▸ Figure scripts:
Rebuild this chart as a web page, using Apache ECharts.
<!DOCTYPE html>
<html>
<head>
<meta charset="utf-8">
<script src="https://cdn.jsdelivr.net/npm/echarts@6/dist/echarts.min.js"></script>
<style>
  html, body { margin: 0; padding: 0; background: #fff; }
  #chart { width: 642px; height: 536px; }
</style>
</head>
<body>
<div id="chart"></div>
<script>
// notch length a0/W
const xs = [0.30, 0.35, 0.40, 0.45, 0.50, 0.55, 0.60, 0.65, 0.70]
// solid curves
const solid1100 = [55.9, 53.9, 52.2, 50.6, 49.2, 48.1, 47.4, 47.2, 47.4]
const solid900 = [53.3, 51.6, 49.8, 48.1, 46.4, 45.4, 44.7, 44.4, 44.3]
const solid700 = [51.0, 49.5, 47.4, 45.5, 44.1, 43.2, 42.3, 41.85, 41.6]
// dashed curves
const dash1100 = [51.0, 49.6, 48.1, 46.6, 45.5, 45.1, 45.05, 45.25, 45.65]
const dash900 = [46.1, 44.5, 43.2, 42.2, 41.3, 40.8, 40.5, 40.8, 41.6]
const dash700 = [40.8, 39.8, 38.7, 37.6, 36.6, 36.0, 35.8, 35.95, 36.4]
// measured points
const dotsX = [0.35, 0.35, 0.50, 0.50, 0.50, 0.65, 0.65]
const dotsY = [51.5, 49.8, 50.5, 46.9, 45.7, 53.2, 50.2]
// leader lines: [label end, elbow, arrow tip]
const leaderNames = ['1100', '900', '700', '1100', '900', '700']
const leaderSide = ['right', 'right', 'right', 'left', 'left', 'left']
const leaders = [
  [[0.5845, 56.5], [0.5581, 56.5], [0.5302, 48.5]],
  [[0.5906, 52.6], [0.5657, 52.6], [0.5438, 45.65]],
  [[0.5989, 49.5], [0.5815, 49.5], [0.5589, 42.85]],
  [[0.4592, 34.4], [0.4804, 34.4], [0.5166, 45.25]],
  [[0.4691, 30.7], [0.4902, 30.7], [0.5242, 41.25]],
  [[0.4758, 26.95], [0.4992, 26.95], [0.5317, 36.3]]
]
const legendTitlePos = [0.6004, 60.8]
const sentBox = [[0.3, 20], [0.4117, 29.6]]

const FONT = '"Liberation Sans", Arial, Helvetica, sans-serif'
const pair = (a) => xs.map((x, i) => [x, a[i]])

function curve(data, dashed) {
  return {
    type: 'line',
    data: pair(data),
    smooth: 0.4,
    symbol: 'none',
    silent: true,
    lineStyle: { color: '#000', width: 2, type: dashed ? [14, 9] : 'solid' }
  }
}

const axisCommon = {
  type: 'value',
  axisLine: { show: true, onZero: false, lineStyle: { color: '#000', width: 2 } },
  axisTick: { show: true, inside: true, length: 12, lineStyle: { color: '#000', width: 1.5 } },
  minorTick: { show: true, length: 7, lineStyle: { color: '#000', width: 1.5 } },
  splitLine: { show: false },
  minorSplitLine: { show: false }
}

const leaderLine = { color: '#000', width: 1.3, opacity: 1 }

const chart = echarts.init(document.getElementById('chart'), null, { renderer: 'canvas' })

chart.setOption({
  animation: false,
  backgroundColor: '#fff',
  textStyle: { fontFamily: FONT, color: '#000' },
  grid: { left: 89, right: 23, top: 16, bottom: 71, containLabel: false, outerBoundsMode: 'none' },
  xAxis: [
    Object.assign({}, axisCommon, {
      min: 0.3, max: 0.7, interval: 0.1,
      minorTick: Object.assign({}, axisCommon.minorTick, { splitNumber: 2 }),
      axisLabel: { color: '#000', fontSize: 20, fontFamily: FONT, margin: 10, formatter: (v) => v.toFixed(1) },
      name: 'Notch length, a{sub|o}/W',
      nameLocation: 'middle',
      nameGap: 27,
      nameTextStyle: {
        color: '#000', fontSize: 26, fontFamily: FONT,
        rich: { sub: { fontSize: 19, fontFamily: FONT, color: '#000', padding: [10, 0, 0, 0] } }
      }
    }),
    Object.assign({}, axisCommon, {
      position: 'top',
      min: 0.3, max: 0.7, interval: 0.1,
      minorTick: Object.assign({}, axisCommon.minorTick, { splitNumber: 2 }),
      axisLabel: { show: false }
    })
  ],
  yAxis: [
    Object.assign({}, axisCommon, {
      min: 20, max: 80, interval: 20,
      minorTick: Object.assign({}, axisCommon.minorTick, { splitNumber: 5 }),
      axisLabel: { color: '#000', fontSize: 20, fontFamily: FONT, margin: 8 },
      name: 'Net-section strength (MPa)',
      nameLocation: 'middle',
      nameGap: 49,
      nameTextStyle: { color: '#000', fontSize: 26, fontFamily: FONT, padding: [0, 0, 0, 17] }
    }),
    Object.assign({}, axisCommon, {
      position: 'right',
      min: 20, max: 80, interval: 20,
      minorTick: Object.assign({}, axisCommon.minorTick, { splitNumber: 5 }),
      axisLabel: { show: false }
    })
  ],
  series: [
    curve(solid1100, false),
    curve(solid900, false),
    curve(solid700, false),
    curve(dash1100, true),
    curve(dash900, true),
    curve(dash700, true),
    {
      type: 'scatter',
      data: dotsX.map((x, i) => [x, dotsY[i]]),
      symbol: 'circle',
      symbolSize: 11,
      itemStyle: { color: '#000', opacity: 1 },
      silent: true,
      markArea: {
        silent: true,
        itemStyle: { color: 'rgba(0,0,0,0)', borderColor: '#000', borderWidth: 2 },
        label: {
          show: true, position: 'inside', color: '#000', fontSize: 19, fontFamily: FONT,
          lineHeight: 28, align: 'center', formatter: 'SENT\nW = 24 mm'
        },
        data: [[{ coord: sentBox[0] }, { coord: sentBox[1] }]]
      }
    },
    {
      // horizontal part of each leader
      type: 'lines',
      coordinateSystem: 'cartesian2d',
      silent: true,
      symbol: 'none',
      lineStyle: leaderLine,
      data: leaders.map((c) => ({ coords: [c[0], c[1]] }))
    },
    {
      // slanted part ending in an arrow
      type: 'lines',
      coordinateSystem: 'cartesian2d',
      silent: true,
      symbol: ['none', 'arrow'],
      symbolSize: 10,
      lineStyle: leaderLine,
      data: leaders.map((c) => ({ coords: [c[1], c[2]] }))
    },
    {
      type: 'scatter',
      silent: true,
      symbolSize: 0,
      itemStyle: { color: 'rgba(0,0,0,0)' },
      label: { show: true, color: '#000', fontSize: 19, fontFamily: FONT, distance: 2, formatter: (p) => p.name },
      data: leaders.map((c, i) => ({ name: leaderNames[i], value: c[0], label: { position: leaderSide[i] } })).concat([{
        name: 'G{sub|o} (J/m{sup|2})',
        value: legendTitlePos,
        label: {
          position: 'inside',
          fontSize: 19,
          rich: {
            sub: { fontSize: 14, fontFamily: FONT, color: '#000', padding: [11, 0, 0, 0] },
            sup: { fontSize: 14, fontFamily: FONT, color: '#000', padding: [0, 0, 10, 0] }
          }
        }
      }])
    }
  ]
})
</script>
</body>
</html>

--

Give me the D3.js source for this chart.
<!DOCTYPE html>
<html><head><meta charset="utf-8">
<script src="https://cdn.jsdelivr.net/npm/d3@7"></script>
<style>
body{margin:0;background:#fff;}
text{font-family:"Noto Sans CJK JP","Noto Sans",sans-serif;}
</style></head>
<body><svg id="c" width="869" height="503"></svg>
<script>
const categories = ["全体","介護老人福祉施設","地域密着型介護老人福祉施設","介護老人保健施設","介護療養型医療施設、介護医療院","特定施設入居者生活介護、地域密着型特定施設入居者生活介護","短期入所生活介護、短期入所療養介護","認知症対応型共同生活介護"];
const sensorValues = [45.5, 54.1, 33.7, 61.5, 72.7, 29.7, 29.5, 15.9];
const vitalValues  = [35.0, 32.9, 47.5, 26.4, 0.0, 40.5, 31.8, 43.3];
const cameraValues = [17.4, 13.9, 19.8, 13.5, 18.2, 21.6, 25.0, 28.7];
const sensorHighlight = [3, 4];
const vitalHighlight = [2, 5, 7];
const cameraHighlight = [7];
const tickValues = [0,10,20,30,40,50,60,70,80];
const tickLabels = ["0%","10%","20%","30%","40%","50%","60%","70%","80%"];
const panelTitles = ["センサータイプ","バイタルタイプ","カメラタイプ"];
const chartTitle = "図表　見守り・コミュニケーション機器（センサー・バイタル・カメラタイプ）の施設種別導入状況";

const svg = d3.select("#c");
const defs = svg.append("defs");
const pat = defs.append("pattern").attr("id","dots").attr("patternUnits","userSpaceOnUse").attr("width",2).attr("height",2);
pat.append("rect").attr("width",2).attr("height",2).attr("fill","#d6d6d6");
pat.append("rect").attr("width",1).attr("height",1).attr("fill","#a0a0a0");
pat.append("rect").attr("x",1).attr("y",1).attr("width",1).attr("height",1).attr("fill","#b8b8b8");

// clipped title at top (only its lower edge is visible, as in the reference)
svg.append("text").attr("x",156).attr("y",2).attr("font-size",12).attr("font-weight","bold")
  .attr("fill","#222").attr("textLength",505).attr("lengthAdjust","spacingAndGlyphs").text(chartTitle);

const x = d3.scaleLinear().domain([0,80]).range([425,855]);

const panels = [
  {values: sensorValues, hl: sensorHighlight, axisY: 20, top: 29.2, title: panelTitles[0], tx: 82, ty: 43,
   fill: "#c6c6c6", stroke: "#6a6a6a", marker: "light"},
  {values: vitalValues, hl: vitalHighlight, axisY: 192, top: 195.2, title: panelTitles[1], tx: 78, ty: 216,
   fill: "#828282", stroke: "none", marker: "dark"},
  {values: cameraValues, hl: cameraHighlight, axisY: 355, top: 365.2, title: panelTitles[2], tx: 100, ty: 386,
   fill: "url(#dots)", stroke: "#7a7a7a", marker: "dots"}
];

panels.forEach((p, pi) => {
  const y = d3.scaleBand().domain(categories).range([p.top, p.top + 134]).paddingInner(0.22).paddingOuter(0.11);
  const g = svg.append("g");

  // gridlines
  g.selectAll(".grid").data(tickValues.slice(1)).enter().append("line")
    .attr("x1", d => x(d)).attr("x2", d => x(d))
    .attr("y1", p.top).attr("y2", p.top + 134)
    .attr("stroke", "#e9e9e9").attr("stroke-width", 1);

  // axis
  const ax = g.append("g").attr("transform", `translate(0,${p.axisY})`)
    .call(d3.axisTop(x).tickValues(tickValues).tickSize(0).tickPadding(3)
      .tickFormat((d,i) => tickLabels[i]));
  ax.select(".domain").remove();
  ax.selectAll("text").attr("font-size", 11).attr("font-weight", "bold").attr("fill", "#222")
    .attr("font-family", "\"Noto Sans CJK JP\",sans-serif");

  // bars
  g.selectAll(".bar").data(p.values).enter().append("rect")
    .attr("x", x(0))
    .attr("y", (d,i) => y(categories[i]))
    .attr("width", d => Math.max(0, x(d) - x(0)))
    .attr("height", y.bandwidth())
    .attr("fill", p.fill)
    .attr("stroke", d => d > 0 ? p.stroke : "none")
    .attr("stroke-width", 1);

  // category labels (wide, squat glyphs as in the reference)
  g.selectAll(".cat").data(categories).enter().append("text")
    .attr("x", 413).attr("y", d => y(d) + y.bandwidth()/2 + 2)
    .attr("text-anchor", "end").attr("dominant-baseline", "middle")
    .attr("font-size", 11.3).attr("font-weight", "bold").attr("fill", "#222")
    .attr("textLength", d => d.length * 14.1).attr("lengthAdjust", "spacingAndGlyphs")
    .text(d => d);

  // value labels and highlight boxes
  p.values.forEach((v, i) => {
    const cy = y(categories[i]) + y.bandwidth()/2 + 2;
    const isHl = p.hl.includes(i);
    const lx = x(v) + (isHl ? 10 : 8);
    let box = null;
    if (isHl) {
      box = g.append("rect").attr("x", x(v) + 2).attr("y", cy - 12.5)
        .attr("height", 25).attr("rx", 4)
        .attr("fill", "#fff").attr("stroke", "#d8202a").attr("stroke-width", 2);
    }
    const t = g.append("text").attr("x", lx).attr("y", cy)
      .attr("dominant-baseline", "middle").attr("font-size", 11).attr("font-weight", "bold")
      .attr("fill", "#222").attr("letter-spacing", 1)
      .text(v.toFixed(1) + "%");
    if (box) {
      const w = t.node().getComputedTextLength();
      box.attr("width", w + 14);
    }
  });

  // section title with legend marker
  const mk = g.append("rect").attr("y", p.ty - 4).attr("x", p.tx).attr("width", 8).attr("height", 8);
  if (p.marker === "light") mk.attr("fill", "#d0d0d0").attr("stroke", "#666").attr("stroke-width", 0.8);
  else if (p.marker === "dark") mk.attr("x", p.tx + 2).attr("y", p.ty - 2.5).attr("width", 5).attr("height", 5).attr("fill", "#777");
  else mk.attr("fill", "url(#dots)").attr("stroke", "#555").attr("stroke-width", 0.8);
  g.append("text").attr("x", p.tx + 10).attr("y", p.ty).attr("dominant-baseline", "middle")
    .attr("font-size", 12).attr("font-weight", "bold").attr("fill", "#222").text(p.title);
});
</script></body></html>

▸ What you will do:
Check the data for the word "this" and pull out the lines that have it.

▸ Response below:
Rebuild this chart as a web page, using Apache ECharts.
Give me the D3.js source for this chart.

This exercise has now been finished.